Looking back over the last few months, I can see that it has been fear that has challenged me most powerfully. The sense of overwhelming dread, the message that it was not safe to remember – these took on a sense of a paramount importance. I am thankful that my awareness has shifted, and I realize that only through facing these fears head-on can I heal the underlying issues.
The work ahead promises to be messy, and sometimes so painful that breathing itself becomes difficult. However, I am willing to move forward, into and through the pain, so that I may emerge (eventually) on the other side of it. Rather like a trip to the Underworld, this journey will be filled with darkness. However, my belief in myself, my strength, and my faith are bolstered. I have a renewed sense of knowingness; everything happens for a reason.
I know this journey will not be without struggles. I grant myself the compassion to move through these struggles without undue self-flagellation. Historically, I have always been hardest on myself, and least willing to forgive my own weaknesses. That view has been revised, however, to allow for the truth that sometimes what we perceive as weaknesses can instead be strengths.

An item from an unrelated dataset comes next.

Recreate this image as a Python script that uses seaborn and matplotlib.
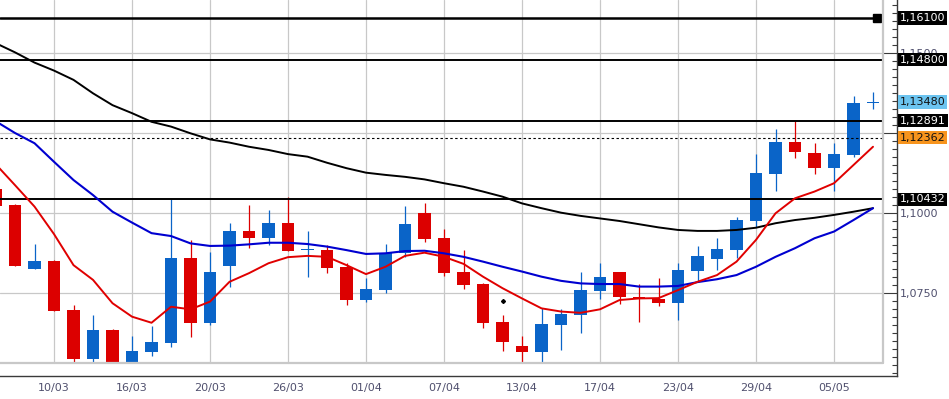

Without my life experiences, I wouldn’t have the same deep sense of empathy. Surviving that which should not have been survivable has given me deep insight into human nature, and what it takes to turn suffering into compassion. Each day, each moment offers a choice. I have allowed myself to be “stuck” in fear long enough. I will move forward with deliberation, despite fears that I encounter in my journey.
I will acknowledge the fear, give thanks for the information, and yet refuse to be held captive by fears whose origins are rooted in events long since gone by. Those who hurt me long ago can no longer hurt me. I need not battle my abusers, per se – karma inevitably works, and I can trust that the energy they put out has returned to them.
Instead, my challenge is to work through my fear, let myself see the full truth of my past, and grieve the very real losses. Sounds simple enough, doesn’t it? Yet, it will be some of the hardest work I’ve ever done. This work, however, will also yield deep healing on a level heretofore considered impossible, or at least improbable.